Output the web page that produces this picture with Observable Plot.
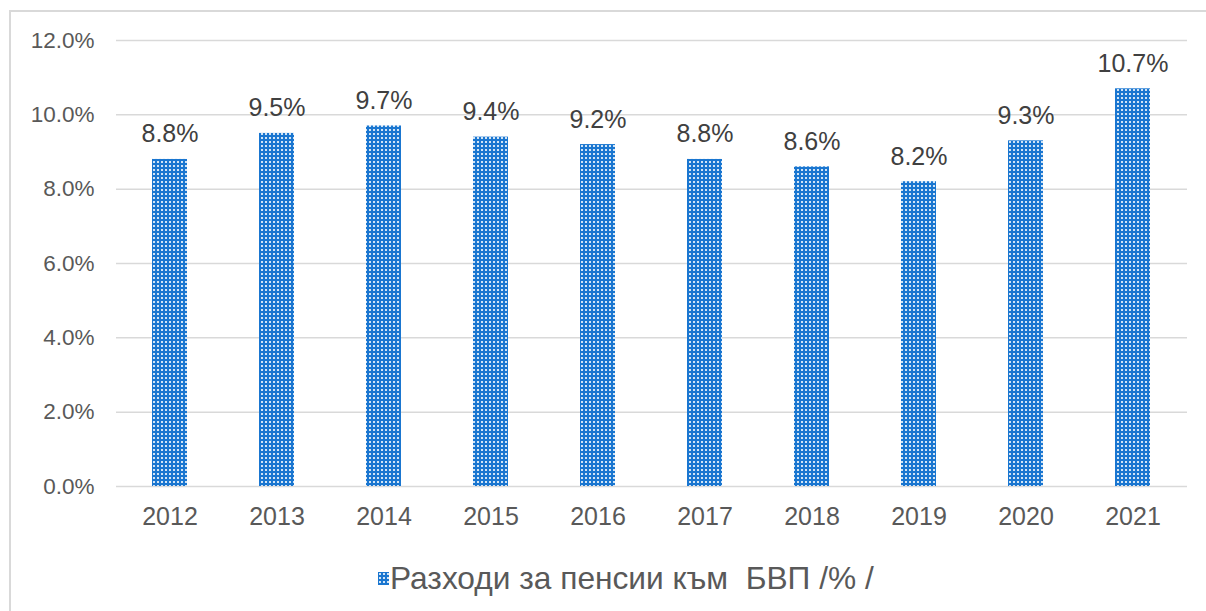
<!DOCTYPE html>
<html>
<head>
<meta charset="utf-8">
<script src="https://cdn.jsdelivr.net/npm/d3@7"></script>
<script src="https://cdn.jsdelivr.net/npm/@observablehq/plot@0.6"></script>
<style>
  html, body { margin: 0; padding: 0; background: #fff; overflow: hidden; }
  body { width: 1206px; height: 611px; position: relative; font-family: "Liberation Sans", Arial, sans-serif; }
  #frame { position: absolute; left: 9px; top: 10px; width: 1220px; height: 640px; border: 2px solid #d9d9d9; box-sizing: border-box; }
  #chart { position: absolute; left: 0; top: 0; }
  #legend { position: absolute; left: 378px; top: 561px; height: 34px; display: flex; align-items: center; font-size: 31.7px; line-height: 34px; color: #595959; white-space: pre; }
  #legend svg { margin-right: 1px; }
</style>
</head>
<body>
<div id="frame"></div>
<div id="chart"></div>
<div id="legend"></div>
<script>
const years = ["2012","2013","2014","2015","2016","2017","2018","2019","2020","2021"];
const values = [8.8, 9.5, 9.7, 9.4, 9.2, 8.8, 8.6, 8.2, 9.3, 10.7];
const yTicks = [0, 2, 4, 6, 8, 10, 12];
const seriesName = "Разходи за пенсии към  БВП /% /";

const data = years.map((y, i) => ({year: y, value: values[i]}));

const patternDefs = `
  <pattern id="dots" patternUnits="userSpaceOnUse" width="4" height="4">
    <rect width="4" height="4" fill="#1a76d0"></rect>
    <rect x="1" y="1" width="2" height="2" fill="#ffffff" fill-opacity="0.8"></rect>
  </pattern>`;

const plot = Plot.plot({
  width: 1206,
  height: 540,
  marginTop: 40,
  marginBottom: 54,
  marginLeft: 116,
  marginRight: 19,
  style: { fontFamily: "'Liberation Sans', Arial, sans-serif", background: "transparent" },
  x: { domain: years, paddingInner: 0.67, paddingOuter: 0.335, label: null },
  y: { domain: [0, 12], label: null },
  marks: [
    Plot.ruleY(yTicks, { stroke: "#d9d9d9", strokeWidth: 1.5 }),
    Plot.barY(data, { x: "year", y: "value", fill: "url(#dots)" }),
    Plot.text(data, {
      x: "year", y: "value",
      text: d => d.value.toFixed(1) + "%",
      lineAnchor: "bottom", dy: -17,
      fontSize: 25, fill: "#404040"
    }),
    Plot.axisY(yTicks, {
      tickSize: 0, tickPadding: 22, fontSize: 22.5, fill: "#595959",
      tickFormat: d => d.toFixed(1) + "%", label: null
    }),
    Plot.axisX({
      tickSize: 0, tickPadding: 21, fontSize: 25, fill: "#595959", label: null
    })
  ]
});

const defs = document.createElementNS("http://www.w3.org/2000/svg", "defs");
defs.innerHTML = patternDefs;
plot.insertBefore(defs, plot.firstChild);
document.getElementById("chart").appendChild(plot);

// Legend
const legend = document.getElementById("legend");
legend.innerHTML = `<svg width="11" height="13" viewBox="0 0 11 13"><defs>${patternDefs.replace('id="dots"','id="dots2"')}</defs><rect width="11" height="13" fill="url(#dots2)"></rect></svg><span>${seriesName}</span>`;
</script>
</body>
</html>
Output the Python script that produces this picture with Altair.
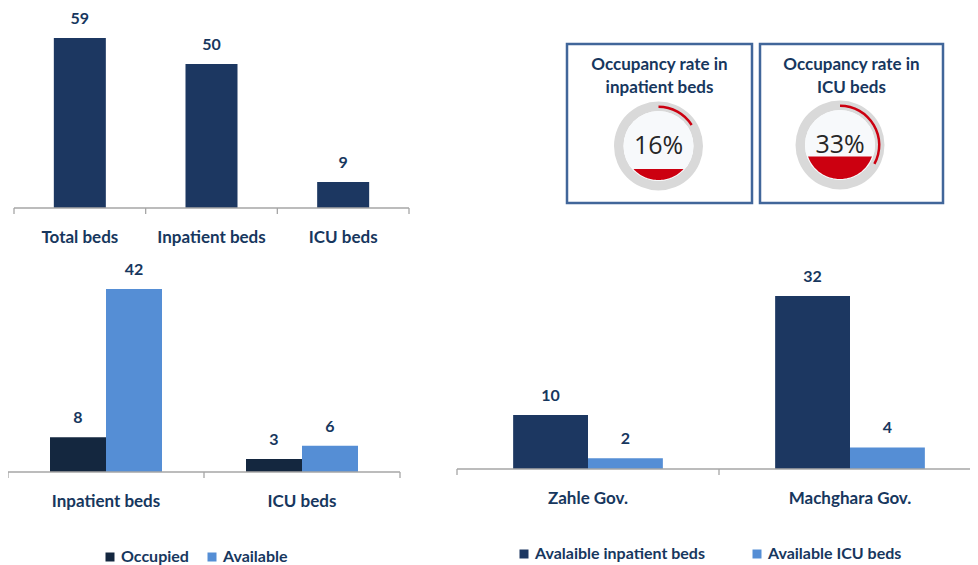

- Work instructions
Without the pictures, repeat the listing above exactly.

- Written response
Output the web page that produces this picture with Observable Plot.
<!DOCTYPE html>
<html>
<head>
<meta charset="utf-8">
<script src="https://cdn.jsdelivr.net/npm/d3@7"></script>
<script src="https://cdn.jsdelivr.net/npm/@observablehq/plot@0.6"></script>
<style>
  html, body { margin: 0; padding: 0; background: #fff; overflow: hidden; }
  body { width: 1206px; height: 611px; position: relative; font-family: "Liberation Sans", Arial, sans-serif; }
  #frame { position: absolute; left: 9px; top: 10px; width: 1220px; height: 640px; border: 2px solid #d9d9d9; box-sizing: border-box; }
  #chart { position: absolute; left: 0; top: 0; }
  #legend { position: absolute; left: 378px; top: 561px; height: 34px; display: flex; align-items: center; font-size: 31.7px; line-height: 34px; color: #595959; white-space: pre; }
  #legend svg { margin-right: 1px; }
</style>
</head>
<body>
<div id="frame"></div>
<div id="chart"></div>
<div id="legend"></div>
<script>
const years = ["2012","2013","2014","2015","2016","2017","2018","2019","2020","2021"];
const values = [8.8, 9.5, 9.7, 9.4, 9.2, 8.8, 8.6, 8.2, 9.3, 10.7];
const yTicks = [0, 2, 4, 6, 8, 10, 12];
const seriesName = "Разходи за пенсии към  БВП /% /";

const data = years.map((y, i) => ({year: y, value: values[i]}));

const patternDefs = `
  <pattern id="dots" patternUnits="userSpaceOnUse" width="4" height="4">
    <rect width="4" height="4" fill="#1a76d0"></rect>
    <rect x="1" y="1" width="2" height="2" fill="#ffffff" fill-opacity="0.8"></rect>
  </pattern>`;

const plot = Plot.plot({
  width: 1206,
  height: 540,
  marginTop: 40,
  marginBottom: 54,
  marginLeft: 116,
  marginRight: 19,
  style: { fontFamily: "'Liberation Sans', Arial, sans-serif", background: "transparent" },
  x: { domain: years, paddingInner: 0.67, paddingOuter: 0.335, label: null },
  y: { domain: [0, 12], label: null },
  marks: [
    Plot.ruleY(yTicks, { stroke: "#d9d9d9", strokeWidth: 1.5 }),
    Plot.barY(data, { x: "year", y: "value", fill: "url(#dots)" }),
    Plot.text(data, {
      x: "year", y: "value",
      text: d => d.value.toFixed(1) + "%",
      lineAnchor: "bottom", dy: -17,
      fontSize: 25, fill: "#404040"
    }),
    Plot.axisY(yTicks, {
      tickSize: 0, tickPadding: 22, fontSize: 22.5, fill: "#595959",
      tickFormat: d => d.toFixed(1) + "%", label: null
    }),
    Plot.axisX({
      tickSize: 0, tickPadding: 21, fontSize: 25, fill: "#595959", label: null
    })
  ]
});

const defs = document.createElementNS("http://www.w3.org/2000/svg", "defs");
defs.innerHTML = patternDefs;
plot.insertBefore(defs, plot.firstChild);
document.getElementById("chart").appendChild(plot);

// Legend
const legend = document.getElementById("legend");
legend.innerHTML = `<svg width="11" height="13" viewBox="0 0 11 13"><defs>${patternDefs.replace('id="dots"','id="dots2"')}</defs><rect width="11" height="13" fill="url(#dots2)"></rect></svg><span>${seriesName}</span>`;
</script>
</body>
</html>
Output the Python script that produces this picture with Altair.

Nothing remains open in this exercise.